Understanding Social Media Made Easy — Just Do It

There is only one way to learn about social media

There is only one way to learn about social media

The Internet has forever changed the face of PR and marketing. Today the importance of Websites, blogs, bulletin boards (forums) and e-newsletters are well understood. However, when it comes to social media, things get a little sticky. Plenty of savvy marketers have found ways to effectively leverage virtual communities such as Second Life, Facebook, MySpace, FriendFeed and Twitter for the purposes of building brands or influencing opinions. But for many, social media marketing is still confusing and its value questionable.

For me, Twitter was the most difficult to grasp. I knew several members of the media used it, as did most of the PR 2.0 thought leaders. But the first few times I visited the site, I could see very little value. All I saw were messages about what people are having for lunch, what they did at the gym or reports about their personal bathroom habits. The only conclusion I could draw from my initial experiences with it was that Twitter was absurd.

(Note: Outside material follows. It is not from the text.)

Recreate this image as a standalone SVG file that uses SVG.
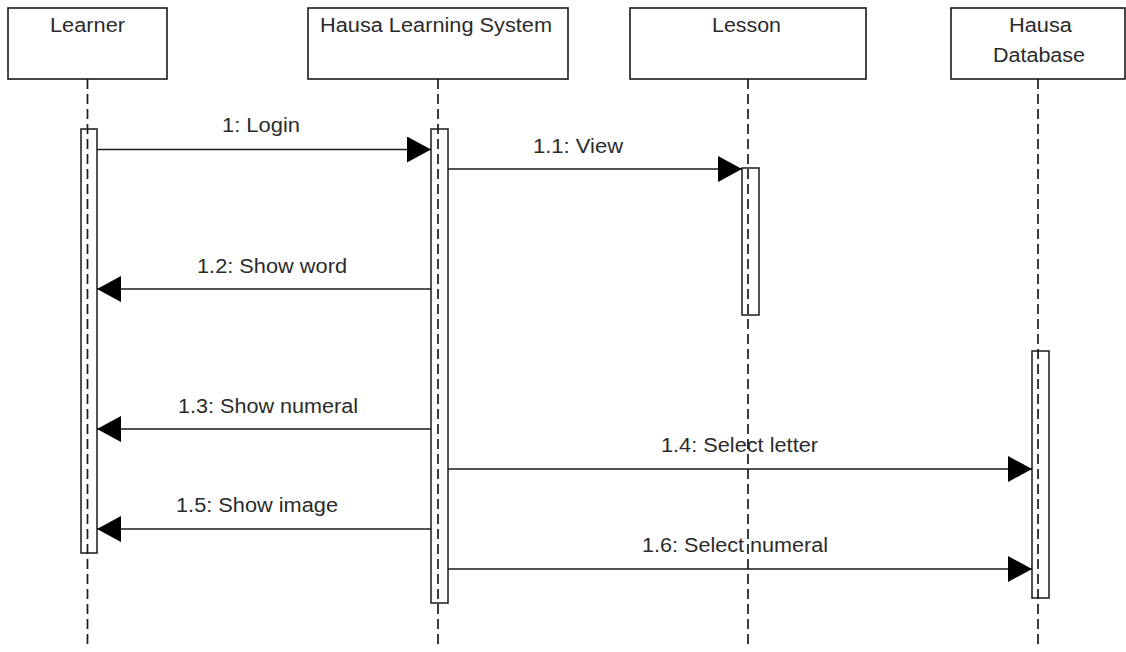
<svg xmlns="http://www.w3.org/2000/svg" width="1126" height="652" viewBox="0 0 1126 652">
  <style>
    .head { fill: #ffffff; stroke: #1a1a1a; stroke-width: 1.6; }
    .life { stroke: #1a1a1a; stroke-width: 1.7; stroke-dasharray: 10 5; fill: none; }
    .act { fill: #ffffff; stroke: #1a1a1a; stroke-width: 1.5; }
    .msg { stroke: #1a1a1a; stroke-width: 1.6; fill: none; marker-end: url(#arrow); }
    text { font-family: "Liberation Sans", Arial, sans-serif; font-size: 19.5px; fill: #2b2b2b; }
    .c { text-anchor: middle; }
  </style>
  <defs>
    <marker id="arrow" viewBox="0 0 24 26" refX="24" refY="13" markerWidth="24" markerHeight="26" markerUnits="userSpaceOnUse" orient="auto">
      <path d="M0,0 L24,13 L0,26 Z" fill="#000000"/>
    </marker>
  </defs>
  <rect width="1126" height="652" fill="#ffffff"/>

  <!-- Learner -->
  <g id="learner">
    <rect class="head" x="8" y="8" width="159" height="71"/>
    <text class="c" x="87.5" y="32" textLength="75" lengthAdjust="spacingAndGlyphs">Learner</text>
    <rect class="act" x="81" y="129" width="16" height="424"/>
    <line class="life" x1="87.5" y1="79" x2="87.5" y2="647"/>
  </g>

  <!-- Hausa Learning System -->
  <g id="system">
    <rect class="head" x="308" y="8" width="260" height="71"/>
    <text class="c" x="436" y="32" textLength="232" lengthAdjust="spacingAndGlyphs">Hausa Learning System</text>
    <rect class="act" x="431" y="129" width="17" height="474"/>
    <line class="life" x1="438" y1="79" x2="438" y2="647"/>
  </g>

  <!-- Hausa Database -->
  <g id="database">
    <rect class="head" x="951" y="8" width="174" height="71"/>
    <text class="c" x="1040.5" y="32" textLength="63" lengthAdjust="spacingAndGlyphs">Hausa</text>
    <text class="c" x="1039" y="62" textLength="92" lengthAdjust="spacingAndGlyphs">Database</text>
    <rect class="act" x="1032" y="351" width="17" height="247"/>
    <line class="life" x1="1038" y1="79" x2="1038" y2="647"/>
  </g>

  <!-- Messages -->
  <g id="connectors">
    <line class="msg" x1="97" y1="149.5" x2="431" y2="149.5"/>
    <text x="222" y="132" textLength="78" lengthAdjust="spacingAndGlyphs">1: Login</text>

    <line class="msg" x1="448" y1="169" x2="742" y2="169"/>
    <text x="533" y="153" textLength="90" lengthAdjust="spacingAndGlyphs">1.1: View</text>

    <line class="msg" x1="431" y1="289" x2="97" y2="289"/>
    <text x="197" y="273" textLength="150" lengthAdjust="spacingAndGlyphs">1.2: Show word</text>

    <line class="msg" x1="431" y1="429" x2="97" y2="429"/>
    <text x="178" y="413" textLength="180" lengthAdjust="spacingAndGlyphs">1.3: Show numeral</text>

    <line class="msg" x1="448" y1="469" x2="1032" y2="469"/>
    <text x="661" y="452" textLength="157" lengthAdjust="spacingAndGlyphs">1.4: Select letter</text>

    <line class="msg" x1="431" y1="529" x2="97" y2="529"/>
    <text x="176" y="512" textLength="162" lengthAdjust="spacingAndGlyphs">1.5: Show image</text>

    <line class="msg" x1="448" y1="569" x2="1032" y2="569"/>
    <text x="642" y="552" textLength="186" lengthAdjust="spacingAndGlyphs">1.6: Select numeral</text>
  </g>

  <!-- Lesson: drawn last so its lifeline runs over the message labels it crosses -->
  <g id="lesson">
    <rect class="head" x="630" y="8" width="236" height="71"/>
    <text class="c" x="746.5" y="32" textLength="69" lengthAdjust="spacingAndGlyphs">Lesson</text>
    <rect class="act" x="742" y="168" width="17" height="147"/>
    <line class="life" x1="748" y1="79" x2="748" y2="647"/>
  </g>
</svg>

Just to be safe, I discussed my experience with several colleagues to see if they had any additional thoughts or insight. Ultimately, we concluded that twitter was something worth monitoring, but it wasn’t very valuable as a public relations tool. We were dead wrong. A few months later I read about some of the various third-party Twitter tools designed to help users manage the flow of information and filter out the garbage. A few hours after that, once I installed a few of those tools, I fully understood the value and kicked myself for not figuring it out sooner. Today I use Twitter on behalf of clients, to promote my business, to promote my blog, to follow competitors, to keep up on trends and to monitor breaking news. I’m still not a Twitter junkie, but I now understand why some people are. At the end of the day, the only way to truly understand a social media site is to become an ACTIVE member of the community rather than just a tourist or guest. Taking the time to truly get to know why a particular social networking community finds the site valuable is a worthwhile exercise. From a marketing standpoint, it is also absolutely necessity. The reason communities like these are so effective at influencing opinion is that people tend to trust information from people they know (even if they don’t know them in person). If you are seen as a legitimate member of the community – even if you are there openly representing a particular company – you will still be seen as trustworthy to some extent. If you are an obvious outsider there only to promote a single agenda, you will have no credibility and you are likely to be run out of town on a virtual rail (along with your client’s reputation). Yes, it takes a lot of time and effort to establish yourself, but in the end, it is worth it.